Third, I believe that Andy Stanley’s criticism of those who are “academic types” (see the Relevant Magazine piece) is unwarranted. If I were Andy Stanley I would be stretching my neck, tilting my head, and humbly asking for silence while I strain to hear what they have to say. These folks are important members of the Body of Christ who we should depend on to steer us, evaluate us, and guide us into conformity to sound doctrine. And public statements spread far and wide demand and deserve public responses spread far and wide.
Fourth, I think we should be pausing and evaluating our strategies for reaching a post-Christian world. Yes, that’s the changing world we are living in. And yes, we need to contextualize the message so that it can be heard by our changing world. But I fear that our contextualization is going so far that we jettison the full Gospel. Yes, we want to say things in a way that those things fall on open and accepting ears. But we sometimes forget that the Gospel is offensive. We forget that the Gospel will be seen by many as foolishness. We forget that the Holy Spirit works through our faithful proclamation of the full Gospel. We must also remember that our offensiveness in method and manner can’t get in the way of the offensiveness of the Gospel. But there’s a big difference between de-offensivizing ourselves and de-offensivizing the Gospel. The former is necessary. The latter is heretical.
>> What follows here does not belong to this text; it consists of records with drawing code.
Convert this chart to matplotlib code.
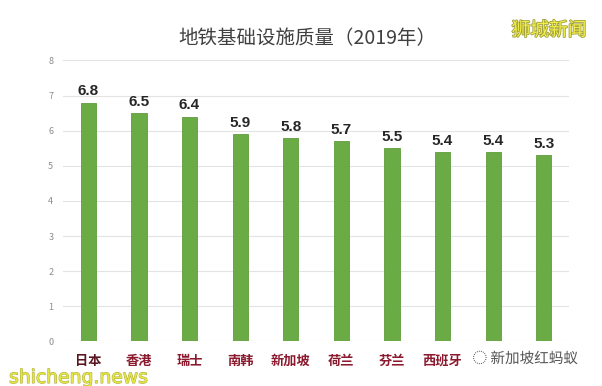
import matplotlib
matplotlib.use('Agg')
import matplotlib.pyplot as plt
import matplotlib.patheffects as pe

plt.rcParams['font.family'] = ['Noto Sans CJK SC', 'DejaVu Sans']

cities = ['日本', '香港', '瑞士', '南韩', '新加坡', '荷兰', '芬兰', '西班牙', '台湾', '法国']
scores = [6.8, 6.5, 6.4, 5.9, 5.8, 5.7, 5.5, 5.4, 5.4, 5.3]
yticks = [0, 1, 2, 3, 4, 5, 6, 7, 8]

fig = plt.figure(figsize=(6.02, 3.86), dpi=100)
ax = fig.add_axes([0.1047, 0.1153, 0.8405, 0.728])

x = range(len(cities))
ax.bar(x, scores, width=0.3, color='#6aab45', edgecolor='#5e9c3c', linewidth=0.6, zorder=3)

for i, v in zip(x, scores):
    ax.text(i, v + 0.12, f'{v}', ha='center', va='bottom', fontsize=11,
            fontweight='bold', color='#262626', family='Liberation Sans')

ax.set_xlim(-0.5, len(cities) - 0.5)
ax.set_ylim(0, 8)
ax.set_yticks(yticks)
ax.set_yticklabels([str(t) for t in yticks], fontsize=6.5, color='#8c8c8c')
ax.set_xticks(list(x))
ax.set_xticklabels(cities, fontsize=9.5, color='#8b1a2e', fontweight='bold')
ax.get_xticklabels()[0].set_color('#5a1520')
# the last two labels sit under the watermark in the original
for lbl in ax.get_xticklabels()[8:]:
    lbl.set_visible(False)
ax.tick_params(axis='both', length=0)
ax.tick_params(axis='x', pad=9)
ax.tick_params(axis='y', pad=7)
ax.grid(axis='y', color='#e3e3e3', linewidth=0.8, zorder=0)
for s in ax.spines.values():
    s.set_visible(False)

fig.text(0.51, 0.9, '地铁基础设施质量（2019年）', ha='center', va='center',
         fontsize=14, color='#404040', fontweight='medium')

# watermarks
fig.text(0.912, 0.922, '狮城新闻', ha='center', va='center', fontsize=13.5,
         color='#f2ee4a',
         path_effects=[pe.withStroke(linewidth=1.2, foreground='#a0a040')])
fig.text(0.015, 0.022, 'shicheng.news', ha='left', va='center', fontsize=13.5,
         color='#e6e640', family='DejaVu Sans',
         path_effects=[pe.withStroke(linewidth=0.8, foreground='#b0b048')])
fig.text(0.785, 0.07, '◌ 新加坡红蚂蚁', ha='left', va='center', fontsize=10.5,
         color='#555555',
         bbox=dict(facecolor='white', edgecolor='none', pad=2.5),
         path_effects=[pe.withStroke(linewidth=1.5, foreground='white')])

fig.savefig('out.png', dpi=100)
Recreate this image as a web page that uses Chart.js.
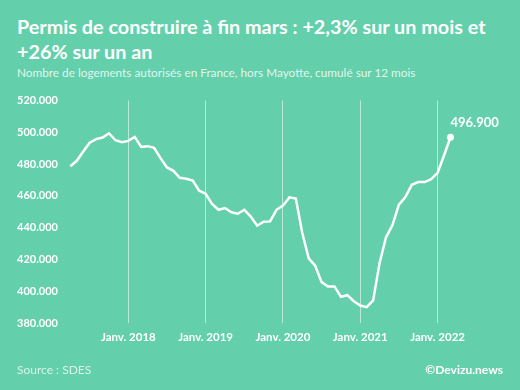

I fear that many of our new strategies and methodologies are driven by our fear that the Gospel will be rejected. . . so we end up changing the message rather than working to be clear in ways that prevent us and our offensiveness from getting in the way of the message. Is it possible that in our well-intentioned efforts to introduce people to Jesus, we are introducing them to a Jesus who Jesus is not?
Fifth, if those concerned about Stanley’s message are, as Stanley says, not hearing what he is really saying, then perhaps Stanley needs to be more clear and nuanced in his presentation. And, if Stanley is. . . as he says in the Relevant Magazine piece. . speaking to his congregation and his congregation will understand what he is saying, then these sermons should not be posted online for consumption by the masses who are not a part of his congregation.
Sixth, this entire discussion points out our need to know theology. Theology matters. And even if we intentionally avoid it because we think it doesn’t matter, we still do theology. Tragically, the theology we unconsciously “do” is bad theology. As I’ve heard some friends say over the course of the last few days, this story offers a strong apologetic for good seminary education.
Finally, any pushback on the criticism of Andy Stanley that appeals to Andy being a nice guy (he is) with a big heart (it is) and a passion to see people come to know Jesus (he does) is not a healthy pushback at all. Nice guys with big hearts and the right passions get it wrong from time to time. We all do. Our allegiance to Christ and the truth of the Gospel must always eclipse our allegiance to personalities, organizations, and movements.
Perhaps the biggest takeaway from all this that I’m working through right now are lessons learned about the man in my mirror. How I study, how I speak, how I enlist and submit to accountability, and how I develop habits that keep me faithful to God and His Word.